A introspecção tropical de Rachel Reis em “Divina Casca”

Novo disco de Rachel Reis reflete sobre como a força dos encontros com si mesma transforma por completo a experiência de se conectar com os outros

Entre as influências do ritmo expansivo do pagodão e a esperteza do samba, Rachel Reis cria um mundo só dela: conta de história triste a confissão sensual, encapsulando uma identidade moderna aos elementos mais clássicos e populares de suas referências.

Não à toa, o ótimo Meu Esquema (2022), seu primeiro álbum de estúdio, abriu porta para que ela entrasse no radar de muitos como um dos nomes mais interessantes do pop br atual (ainda que essa seja uma definição simplista para o estilo multifacetado de Reis) entregando hits descontraídos como “Motinha”, “Brasa” (parceria acertada com a cantora Céu) e “Lovezinho”, mas também se mostrando capaz de composições um tanto quanto intimistas — “Consolação” e “Flerte” são bons exemplos e verdadeiras hidden gems no disco.

Seu sucessor é o Divina Casca, lançado na última semana. Com um espaço de três anos entre as produções, este novo — e mais extenso — trabalho conversa bastante com o anterior em sua esfera sonora. Jazz, choro e reggae estão presentes, com o diferencial de incluir pequenos elementos eletrônicos, um quê mais pop.
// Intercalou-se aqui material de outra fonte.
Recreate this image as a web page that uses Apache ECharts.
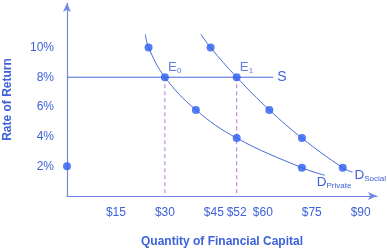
<!DOCTYPE html>
<html><head><meta charset="utf-8">
<script src="https://cdn.jsdelivr.net/npm/echarts@6/dist/echarts.min.js"></script>
<style>html,body{margin:0;padding:0;background:#fff}#c{width:387px;height:250px}</style>
</head><body><div id="c"></div>
<script>
const xTicks = [15, 30, 45, 52, 60, 75, 90];
const yTicks = [2, 4, 6, 8, 10];
const privateCurve = [[24, 10.9], [25, 10], [30, 8], [39.5, 5.8], [52, 3.9], [72, 1.9], [79, 1.4]];
const socialCurve = [[41, 10.9], [44, 10], [52, 8], [62, 5.8], [72, 3.9], [84.5, 1.9], [87.5, 1.6]];
const privateDots = [[25, 10], [39.5, 5.8], [52, 3.9], [72, 1.9]];
const socialDots = [[44, 10], [62, 5.8], [72, 3.9], [84.5, 1.9]];
const supplyLine = [[0, 8], [63.2, 8]];
const axisDot = [[0, 2]];
const eq0 = [30, 8];
const eq1 = [52, 8];

const textColor = '#3d62d9';
const axisColor = '#7189e6';
const lineColor = '#4a69d6';
const dotColor = '#2b5df0';
const dashColor = '#b877d9';
const FONT = 'Liberation Sans, Arial, sans-serif';

const rich = {
  big: { fontSize: 13.5, color: textColor, fontFamily: FONT },
  sub: { fontSize: 8, color: textColor, fontFamily: FONT, verticalAlign: 'bottom', padding: [8, 0, 0, 0] }
};

const chart = echarts.init(document.getElementById('c'), null, { renderer: 'canvas' });
chart.setOption({
  animation: false,
  grid: { left: 67, right: 10, top: 3, bottom: 54, containLabel: false, outerBoundsMode: 'none' },
  xAxis: {
    type: 'value', min: 0, max: 95,
    name: 'Quantity of Financial Capital', nameLocation: 'middle', nameGap: 40,
    nameTextStyle: { color: textColor, fontSize: 12, fontWeight: 'bold', fontFamily: FONT },
    axisLine: { onZero: false, lineStyle: { color: axisColor, width: 1.2 }, symbol: ['none', 'arrow'], symbolSize: [6, 9] },
    axisTick: { show: false },
    splitLine: { show: false },
    axisLabel: { customValues: xTicks, formatter: v => '$' + v, color: textColor, fontSize: 12, fontFamily: FONT, margin: 11 }
  },
  yAxis: {
    type: 'value', min: 0, max: 13,
    name: 'Rate of Return', nameLocation: 'middle', nameGap: 53,
    nameTextStyle: { color: textColor, fontSize: 12, fontWeight: 'bold', fontFamily: FONT },
    axisLine: { show: true, onZero: false, lineStyle: { color: axisColor, width: 1.2 }, symbol: ['none', 'arrow'], symbolSize: [6, 9] },
    axisTick: { show: false },
    splitLine: { show: false },
    axisLabel: { customValues: yTicks, formatter: v => v + '%', color: textColor, fontSize: 12, fontFamily: FONT, margin: 13 }
  },
  series: [
    { type: 'line', data: [[eq0[0], eq0[1]], [eq0[0], 0]], showSymbol: false, lineStyle: { color: dashColor, width: 1, type: [4, 3] }, z: 1 },
    { type: 'line', data: [[eq1[0], eq1[1]], [eq1[0], 0]], showSymbol: false, lineStyle: { color: dashColor, width: 1, type: [4, 3] }, z: 1 },
    { type: 'line', data: supplyLine, showSymbol: false, lineStyle: { color: lineColor, width: 1 }, z: 2,
      endLabel: { show: true, formatter: 'S', color: textColor, fontSize: 14, fontFamily: FONT, distance: 4 } },
    { type: 'line', data: privateCurve, smooth: 0.4, showSymbol: false, lineStyle: { color: lineColor, width: 1 }, z: 2,
      endLabel: { show: true, formatter: '{big|D}{sub|Private}', rich: rich, offset: [-16, 7] } },
    { type: 'line', data: socialCurve, smooth: 0.4, showSymbol: false, lineStyle: { color: lineColor, width: 1 }, z: 2,
      endLabel: { show: true, formatter: '{big|D}{sub|Social}', rich: rich, offset: [-6, 3] } },
    { type: 'scatter', data: privateDots.concat(socialDots, axisDot), symbolSize: 8, itemStyle: { color: dotColor }, z: 5 },
    { type: 'scatter', data: [
        { value: eq0, label: { show: true, formatter: '{big|E}{sub|0}' } },
        { value: eq1, label: { show: true, formatter: '{big|E}{sub|1}' } }
      ], symbolSize: 8, itemStyle: { color: dotColor }, z: 5,
      label: { position: 'right', offset: [-6, -10], rich: rich } }
  ]
});
</script>
</body></html>
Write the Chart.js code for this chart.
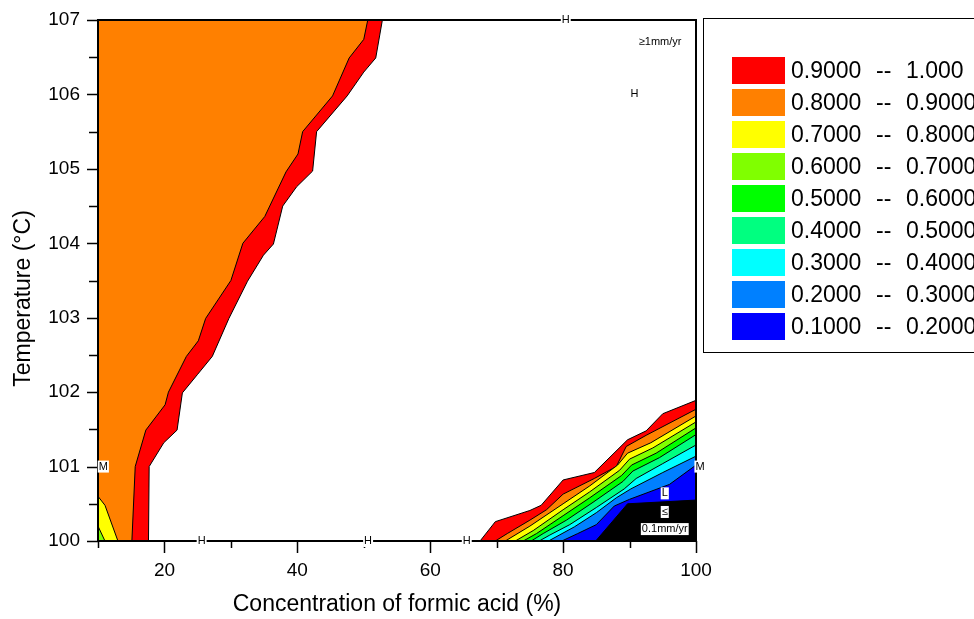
<!DOCTYPE html>
<html>
<head>
<meta charset="utf-8">
<script src="https://cdn.jsdelivr.net/npm/chart.js@4.4.1/dist/chart.umd.min.js"></script>
<style>
  html, body { margin: 0; padding: 0; background: #fff; }
</style>
</head>
<body>
<canvas id="contourChart" width="974" height="619"></canvas>
<script>
// contour levels (upper bound of each band) and the band colours
var levels = [1.0, 0.9, 0.8, 0.7, 0.6, 0.5, 0.4, 0.3, 0.2, 0.1];
var bandColors = ['#ff0000', '#ff8000', '#ffff00', '#80ff00', '#00ff00', '#00ff80', '#00ffff', '#0080ff', '#0000ff', '#000000'];

var xTickLabels = [20, 40, 60, 80, 100];
var yTickLabels = [100, 101, 102, 103, 104, 105, 106, 107];

// upper-left contours [concentration, temperature]
var left100 = [[10, 100], [17.6, 100], [17.7, 101], [19.9, 101.32], [21.9, 101.49], [22.7, 101.99], [25, 102.24], [27.2, 102.48], [29.7, 102.99], [32.5, 103.49], [34.9, 103.84], [36.4, 103.99], [37.8, 104.5], [39.9, 104.76], [42.3, 104.97], [42.9, 105.5], [47.5, 105.98], [50, 106.3], [51.8, 106.49], [52.8, 107]];
var left090 = [[10, 100], [15.1, 100], [15.6, 101], [17.2, 101.49], [20.1, 101.83], [20.6, 102.0], [23.3, 102.48], [25.1, 102.69], [26.2, 102.99], [30.0, 103.5], [31.8, 104.0], [35.1, 104.36], [38.3, 104.96], [40.1, 105.2], [40.8, 105.5], [45.3, 105.98], [47.8, 106.49], [50.0, 106.74], [50.6, 107]];
var corner080 = [[10, 100.6], [11.05, 100.48], [13, 100]];
var corner070 = [[10, 100.2], [11.05, 100]];

// lower-right contours
var right100 = [[67.5, 100], [69.8, 100.26], [75, 100.41], [76.7, 100.48], [80, 100.82], [84.7, 100.92], [89.7, 101.36], [92.5, 101.48], [95, 101.71], [100, 101.89]];
var right090 = [[69.8, 100], [71.6, 100.1], [75, 100.28], [77.5, 100.42], [80, 100.63], [84.7, 100.84], [88, 101.0], [89.5, 101.27], [92.5, 101.42], [100, 101.77]];
var right080 = [[71.3, 100], [75, 100.2], [80, 100.5], [84, 100.74], [88.2, 101.02], [89.7, 101.18], [93.2, 101.32], [100, 101.68]];
var right070 = [[72.8, 100], [75.5, 100.14], [80, 100.42], [84, 100.66], [88.5, 100.95], [90, 101.1], [93.5, 101.25], [100, 101.6]];
var right060 = [[74, 100], [76, 100.1], [80, 100.34], [84, 100.58], [88.8, 100.88], [90.3, 101.02], [94, 101.18], [100, 101.52]];
var right050 = [[75.2, 100], [77, 100.1], [80.5, 100.28], [84.5, 100.52], [89, 100.8], [90.5, 100.94], [94.5, 101.12], [100, 101.43]];
var right040 = [[76.4, 100], [78, 100.08], [81, 100.22], [85, 100.45], [89.2, 100.7], [91, 100.84], [95, 101.04], [100, 101.29]];
var right030 = [[77.8, 100], [81.7, 100.19], [85, 100.38], [88, 100.58], [90.2, 100.7], [95, 100.92], [100, 101.14]];
var right020 = [[79.8, 100], [82.2, 100.1], [85, 100.22], [87.7, 100.47], [90, 100.56], [96, 100.76], [100, 101.02]];
var right010 = [[84.9, 100], [89.7, 100.5], [100, 100.55]];

// text marks on the plot
var noteText = ['H', '\u22651mm/yr', 'H', 'M', 'M', 'L', '\u2264', '0.1mm/yr', 'H', 'H', 'H'];
var noteX = [80.4, 94.6, 90.75, 10.8, 100.6, 95.3, 95.3, 95.3, 25.6, 50.65, 65.5];
var noteY = [107, 106.7, 106, 101, 101, 100.64, 100.39, 100.16, 100, 100, 100];

var FONT = 'Arial, "Liberation Sans", sans-serif';
Chart.defaults.font.family = FONT;
Chart.defaults.color = '#000';

function contour(points, levelIndex, fillTo) {
    return {
        data: points.map(function(p) { return { x: p[0], y: p[1] }; }),
        showLine: true,
        fill: fillTo,
        backgroundColor: bandColors[levelIndex],
        borderColor: '#000',
        borderWidth: 1,
        pointRadius: 0,
        pointHoverRadius: 0,
        tension: 0
    };
}

// back to front
var datasets = [
    contour(left100, 0, 'end'),
    contour(left090, 1, 'end'),
    contour(corner080, 2, 'start'),
    contour(corner070, 3, 'start')
];
var rightLines = [right100, right090, right080, right070, right060, right050, right040, right030, right020, right010];
for (var i = 0; i < rightLines.length; i++) {
    datasets.push(contour(rightLines[i], i, 'start'));
}
for (var j = 0; j < datasets.length; j++) {
    datasets[j].order = datasets.length - j;
}

var decorPlugin = {
    id: 'decor',
    afterDatasetsDraw: function(chart) {
        var ctx = chart.ctx, a = chart.chartArea;
        var xs = chart.scales.x, ys = chart.scales.y;
        ctx.save();
        ctx.strokeStyle = '#000';
        ctx.lineWidth = 2;
        ctx.strokeRect(a.left, a.top, a.right - a.left, a.bottom - a.top);

        ctx.lineWidth = 1.5;
        ctx.beginPath();
        xs.ticks.forEach(function(t) {
            var px = Math.round(xs.getPixelForValue(t.value)) + 0.5;
            var len = xTickLabels.indexOf(t.value) >= 0 ? 12 : 7;
            ctx.moveTo(px, a.bottom);
            ctx.lineTo(px, a.bottom + len);
        });
        ys.ticks.forEach(function(t) {
            var py = Math.round(ys.getPixelForValue(t.value)) + 0.5;
            var len = yTickLabels.indexOf(t.value) >= 0 ? 11 : 9;
            ctx.moveTo(a.left - len, py);
            ctx.lineTo(a.left, py);
        });
        ctx.stroke();

        // notes
        ctx.font = '11px ' + FONT;
        ctx.textBaseline = 'middle';
        for (var k = 0; k < noteText.length; k++) {
            var nx = xs.getPixelForValue(noteX[k]);
            var ny = ys.getPixelForValue(noteY[k]);
            var w = ctx.measureText(noteText[k]).width;
            ctx.fillStyle = '#fff';
            ctx.fillRect(nx - w / 2 - 1, ny - 6, w + 2, 12);
            ctx.fillStyle = '#000';
            ctx.textAlign = 'center';
            ctx.fillText(noteText[k], nx, ny);
        }
        ctx.restore();
    },
    afterDraw: function(chart) {
        var ctx = chart.ctx, a = chart.chartArea;
        ctx.save();
        ctx.fillStyle = '#000';

        // axis titles
        ctx.font = '23px ' + FONT;
        ctx.textAlign = 'center';
        ctx.textBaseline = 'middle';
        ctx.fillText('Concentration of formic acid (%)', (a.left + a.right) / 2, a.bottom + 64);
        ctx.translate(24, (a.top + a.bottom) / 2 + 18);
        ctx.rotate(-Math.PI / 2);
        ctx.fillText('Temperature (\u00b0C)', 0, 0);
        ctx.setTransform(1, 0, 0, 1, 0, 0);

        // legend box
        var lx = a.right + 7, ly = 18;
        ctx.strokeStyle = '#000';
        ctx.lineWidth = 1;
        ctx.strokeRect(lx + 0.5, ly + 0.5, 400, 334);
        ctx.textAlign = 'left';
        for (var i = 0; i < levels.length - 1; i++) {
            var rowY = ly + 39 + i * 32;
            ctx.fillStyle = bandColors[i];
            ctx.fillRect(lx + 29, rowY, 53, 27);
            ctx.fillStyle = '#000';
            ctx.fillText(levels[i + 1].toPrecision(4), lx + 88, rowY + 15);
            ctx.fillText('--', lx + 173, rowY + 15);
            ctx.fillText(levels[i].toPrecision(4), lx + 203, rowY + 15);
        }
        ctx.restore();
    }
};

new Chart(document.getElementById('contourChart'), {
    type: 'scatter',
    data: { datasets: datasets },
    options: {
        responsive: false,
        animation: false,
        layout: { padding: { top: 20, right: 278, left: 0, bottom: 0 } },
        plugins: {
            legend: { display: false },
            tooltip: { enabled: false },
            filler: { propagate: false }
        },
        scales: {
            x: {
                type: 'linear',
                min: 10,
                max: 100,
                afterFit: function(scale) {
                    scale.height = 78;
                    scale.paddingLeft = 0;
                    scale.paddingRight = 0;
                },
                grid: { display: false, drawTicks: false },
                border: { display: false },
                ticks: {
                    stepSize: 10,
                    autoSkip: false,
                    maxRotation: 0,
                    padding: 18,
                    font: { size: 19 },
                    callback: function(v) { return xTickLabels.indexOf(v) >= 0 ? String(v) : ''; }
                }
            },
            y: {
                type: 'linear',
                min: 100,
                max: 107,
                afterFit: function(scale) {
                    scale.width = 98;
                    scale.paddingTop = 0;
                    scale.paddingBottom = 0;
                },
                grid: { display: false, drawTicks: false },
                border: { display: false },
                ticks: {
                    stepSize: 0.5,
                    autoSkip: false,
                    padding: 18,
                    font: { size: 19 },
                    callback: function(v) { return yTickLabels.indexOf(v) >= 0 ? String(v) : ''; }
                }
            }
        }
    },
    plugins: [decorPlugin]
});
</script>
</body>
</html>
Faixas maximalistas com sintetizadores fortes e a alta energia swingueira — presente nas faixas colaborativas “Alvoroço”, com o Baiana System, e “Apavoro”, com o Psirico, são duas das parcerias milimetricamente pensadas para o trabalho

Esses momentos de alta energia e composições que te levam para um dia ensolarado, quente e com gosto de saudades do carnaval se alternam com produções delicadas, influenciadas pelo samba, como a linda “Jorge Ben”, mas também com elementos da bachata em “Caju (noda)”, outro ponto forte do lado mais doce e romântico do trabalho, ou, ainda, na romântica balada sophisti — pop “Aquele Beijo”. Apesar da abundância de faixas pedir uma segunda ouvida para absorver tudo o que está rolando, vale dizer: o aproveitamento é alto.

Aliás, essa doçura coexiste com outras faces que Reis entrega nas composições. Sai de declaração amorosa em francês para recados claríssimos destinados a casos antigos (“O maior evento da sua vida parada / Tem um metro meia sete, cachos e pele cetim/ Colocou luz na tua estrada, escura e tesa, esqueça/ Mesmo que difícil seja não me procurar em outras” abre a grandiosa “O Maior Evento da Sua Vida”) e visita a si mesma em diversos momentos – porque mais do que falar sobre o outro, há muito para dizer sobre os próprios processos.

Isso já fica claro pelo nome do álbum, e sua faixa-título, de mesmo nome: Divina Casca. O prazer religioso, como que sagrado, de se entender sozinha. Como o ermitão, abraçar a solitude por entendê-la necessária, mas também como ferramenta para encarar o mundo, nossas relações e próprios caminhos: “Vivendo nesse mar ligeiro/ Preciso olhar a volta com olhos de quem tem sabor”, ela encerra em “Deixa Molhar”, ou “Que futuro é esse que tu tanto fala quando sou presente?” Reis questiona na parceria com Don L, Nessa e Rincon Sapiência, “Tabuleiro”.

A partir da apresentação desse lado introspectivo, Rachel Reis desenha um chegar junto e como ele pode se potencializar a partir do que coletamos e aprendemos sozinhos. Trabalhando essa dualidade para, no fim, entender como o amor-próprio pode se manifestar de tantas formas, ou como amar e ansiar por alguém passa por processos que também são individuais e trabalhados a partir do que se sente dentro da própria mente e coração. E como isso também importa tanto quanto o que sente o outro — graças ao tempo de paz em sua Divina Casca.